Just like Sphero, BB-8 charges via induction in a Star Wars-branded cradle, is controlled via Bluetooth from an iPhone or Android smartphone and has a modicum of intelligence to sense its environment through bump mapping, similar to robot vacuums from iRobot and others.

Sphero and Disney is hoping BB-8 becomes more than just a robotic ball with a magnetic head. Photograph: Samuel Gibbs/The Guardian

Sphero’s involvement within Star Wars was a happy accident of being part of Disney’s startup accelerator, according to Rob Maigret, chief creative officer of Sphero: “BB-8 came about when Bob Iger, chief executive of Disney and mentor of Sphero, saw Sphero just as the company was gearing up to release Ollie. He showed Sphero’s founders Ian Bernstein and Adam Wilson a still from the movie of BB-8 and said, can you make this real?”

Within a day Bernstein and Wilson had a working prototype, and production went from there. Sphero’s talent then had a hand in making the life-sized BB-8, which took to the stage at 2015’s Star Wars Celebration.

Sadly the full sized BB-8 is beyond reach – “the moulds alone cost $20,000”, according to Maigret, but the pint-sized version at least captures the spirit of the film’s prop.

BB-8 will run for an hour between charges, taking three hours to reach full capacity, and can travel up to 30m from the user at speeds of up to 5mph.

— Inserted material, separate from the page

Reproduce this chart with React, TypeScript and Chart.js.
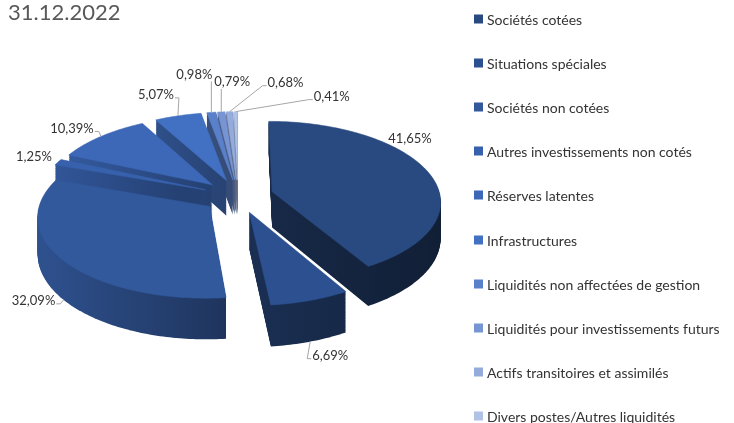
import React, { useEffect, useRef } from 'react';
import { Chart, registerables } from 'chart.js';

Chart.register(...registerables);

// ---- data ----
const TITLE = '31.12.2022';
const categories = [
  'Sociétés cotées',
  'Situations spéciales',
  'Sociétés non cotées',
  'Autres investissements non cotés',
  'Réserves latentes',
  'Infrastructures',
  'Liquidités non affectées de gestion',
  'Liquidités pour investissements futurs',
  'Actifs transitoires et assimilés',
  'Divers postes/Autres liquidités',
];
const shares = [41.65, 6.69, 32.09, 1.25, 10.39, 5.07, 0.98, 0.79, 0.68, 0.41];
const valueLabels = shares.map((v) => v.toFixed(2).replace('.', ',') + '%');

// ---- styles / layout ----
const sliceColors = [
  '#294a80', '#2d5190', '#33599d', '#3761ac', '#3c68b7',
  '#4270c2', '#5a80c9', '#7895d3', '#94abdc', '#b0c2e6',
];
const LABEL_NUDGE: number[][] = [
  [-18, -33], [20, 14], [-30, 1], [-24, -5], [-29, -8],
  [-22, -21], [-17, -38], [11, -30], [56, -29], [96, -15],
];
const LABEL_LEADER = [false, true, true, false, true, true, true, true, true, true];

const CX = 238;
const CY = 196;
const RX = 168;
const RY = 79;
const PERSP = 0.111;
const DEPTH = 36;
const LEGEND_X = 474;
const LEGEND_TOP = 19;
const LEGEND_STEP = 44.1;

function shade(hex: string, f: number): string {
  const n = parseInt(hex.slice(1), 16);
  const r = Math.round(((n >> 16) & 255) * f);
  const g = Math.round(((n >> 8) & 255) * f);
  const b = Math.round((n & 255) * f);
  return `rgb(${Math.min(255, r)},${Math.min(255, g)},${Math.min(255, b)})`;
}

const proj = (u: number, w: number, f = 0): [number, number] => {
  const s = 1 / (1 - w * PERSP);
  return [CX + u * RX * s, CY + w * RY * s + f * DEPTH * s];
};

const pie3d = {
  id: 'pie3d',
  beforeDatasetsDraw(chart: any) {
    const ctx: CanvasRenderingContext2D = chart.ctx;
    const meta = chart.getDatasetMeta(0);
    const slices = meta.data.map((arc: any, i: number) => {
      const p = arc.getProps(['x', 'y', 'startAngle', 'endAngle', 'outerRadius'], true);
      const R = p.outerRadius || 1;
      const off = (arc.options.offset || 0) / R;
      const mid = (p.startAngle + p.endAngle) / 2;
      const ox = Math.cos(mid) * off;
      const oy = Math.sin(mid) * off;
      const span = p.endAngle - p.startAngle;
      const n = Math.max(2, Math.ceil(span / (Math.PI / 180)));
      const pts: number[][] = [[ox, oy]];
      for (let k = 0; k <= n; k++) {
        const t = p.startAngle + (span * k) / n;
        pts.push([ox + Math.cos(t), oy + Math.sin(t)]);
      }
      return { i, pts, ox, oy, mid, color: arc.options.backgroundColor as string };
    });

    const path = (pts: number[][], f: number) => {
      ctx.beginPath();
      pts.forEach(([u, w], k) => {
        const [x, y] = proj(u, w, f);
        if (k) ctx.lineTo(x, y);
        else ctx.moveTo(x, y);
      });
      ctx.closePath();
    };

    ctx.save();
    const order = [...slices].sort((a, b) => a.oy - b.oy);
    const L = 50;
    for (const s of order) {
      const g = ctx.createLinearGradient(CX - RX * 1.15, 0, CX + RX * 1.2, 0);
      g.addColorStop(0, shade(s.color, 0.9));
      g.addColorStop(0.45, shade(s.color, 0.6));
      g.addColorStop(1, shade(s.color, 0.42));
      ctx.fillStyle = g;
      for (let j = L; j >= 1; j--) {
        path(s.pts, j / L);
        ctx.fill();
      }
    }
    for (const s of slices) {
      path(s.pts, 0);
      ctx.fillStyle = s.color;
      ctx.fill();
      ctx.strokeStyle = s.color;
      ctx.lineWidth = 0.6;
      ctx.stroke();
    }

    // data labels
    ctx.font = '13px Lato';
    ctx.textAlign = 'center';
    ctx.textBaseline = 'middle';
    for (const s of slices) {
      const i = s.i;
      const cu = s.ox + Math.cos(s.mid);
      const cw = s.oy + Math.sin(s.mid);
      const [ax, ay] = proj(cu, cw, Math.sin(s.mid) > 0.05 ? 1 : 0);
      const lx = ax + LABEL_NUDGE[i][0];
      const ly = ay + LABEL_NUDGE[i][1];
      const text = valueLabels[i];
      const w = ctx.measureText(text).width;
      if (LABEL_LEADER[i]) {
        const left = lx - w / 2 - 1;
        const right = lx + w / 2 + 1;
        ctx.strokeStyle = '#a6a6a6';
        ctx.lineWidth = 1;
        ctx.beginPath();
        ctx.moveTo(ax, ay);
        if (ax < left) {
          ctx.lineTo(left - 4, ly + 3);
          ctx.lineTo(left, ly + 3);
        } else if (ax > right) {
          ctx.lineTo(right + 4, ly + 3);
          ctx.lineTo(right, ly + 3);
        } else {
          ctx.lineTo(ax, ay > ly ? ly + 7 : ly - 8);
        }
        ctx.stroke();
      }
      ctx.fillStyle = '#333333';
      ctx.fillText(text, lx, ly);
    }
    ctx.restore();
    return false;
  },
};

const sideLegend = {
  id: 'sideLegend',
  afterDraw(chart: any) {
    const ctx: CanvasRenderingContext2D = chart.ctx;
    ctx.save();
    ctx.font = '14px Lato';
    ctx.textAlign = 'left';
    ctx.textBaseline = 'middle';
    (chart.data.labels as string[]).forEach((lab, i) => {
      const y = Math.round(LEGEND_TOP + i * LEGEND_STEP);
      ctx.fillStyle = chart.data.datasets[0].backgroundColor[i];
      ctx.fillRect(LEGEND_X, y - 4.5, 9, 9);
      ctx.fillStyle = '#333333';
      ctx.fillText(lab, LEGEND_X + 13, y + 1);
    });
    ctx.restore();
  },
};

export default function App() {
  const ref = useRef<HTMLCanvasElement | null>(null);
  useEffect(() => {
    document.body.style.margin = '0';
    const canvas = ref.current;
    if (!canvas) return;
    const chart = new Chart(canvas, {
      type: 'pie',
      data: {
        labels: categories,
        datasets: [
          {
            data: shares,
            backgroundColor: sliceColors,
            borderWidth: 0,
            offset: 37,
          },
        ],
      },
      options: {
        responsive: false,
        devicePixelRatio: 1,
        animation: false,
        layout: { padding: { left: 8 } },
        plugins: {
          legend: { display: false },
          tooltip: { enabled: false },
          title: {
            display: true,
            text: TITLE,
            align: 'start',
            color: '#595959',
            font: { family: 'Lato', size: 22, weight: 'normal' },
            padding: { top: 0, bottom: 10 },
          },
        },
      },
      plugins: [pie3d, sideLegend],
    } as any);
    return () => chart.destroy();
  }, []);
  return <canvas ref={ref} width={734} height={423} style={{ display: 'block' }} />;
}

His head stares in the direction of travel, moving automatically and pops off when it crashes into a wall – which it will, frequently, even through it’s relatively easy to control using a virtual joystick on the smartphone screen.

The smartphone controller app is filled with Star Wars noises, sights and sounds, and uses augmented reality to show BB-8 projecting holograms onto your floor. You can even record yourself using your smartphone camera and shoehorn your face into the classic “help me Obi Wan, you’re my only hope” – just forget that’s meant to be R2-D2.

BB-8 sits sleeping in his inductive charging dock, which is powered by microUSB. Photograph: Samuel Gibbs/The Guardian

BB-8 has a couple of tricks up his sleeve. Shout “it’s a trap” into the phone and the little robot will run for the hills, while he’s able to display emotions using lights within it and a shake or two of the head. Whether you’ll understand what he’s saying without a protocol droid standing by remains to be seen.

Right now BB-8 doesn’t do a lot, at least compared to Sphero or the company’s racing and skating robot Ollie. But it will provide buyers with tidbits from the film ahead of its release in December, and then reveal more features and personality after the film’s release.

Its vignettes, for instance, feature a few classic Star Wars movies and noises, but will expand, while users will also be able to programme their own. BB-8 isn’t, however, including in Sphero’s educational programmes such as Spark, but that may change in the future.

“BB-8 is a little computer in and of himself. Our dream is eventually to do away with the smartphone and allow you to talk to robots directly. For now you can buy your own little bit of Star Wars,” said Maigret.

BB-8 costs £129.99 and will be available direct from Disney and from major UK stores such as Firebox, PC World, Harrods and Amazon.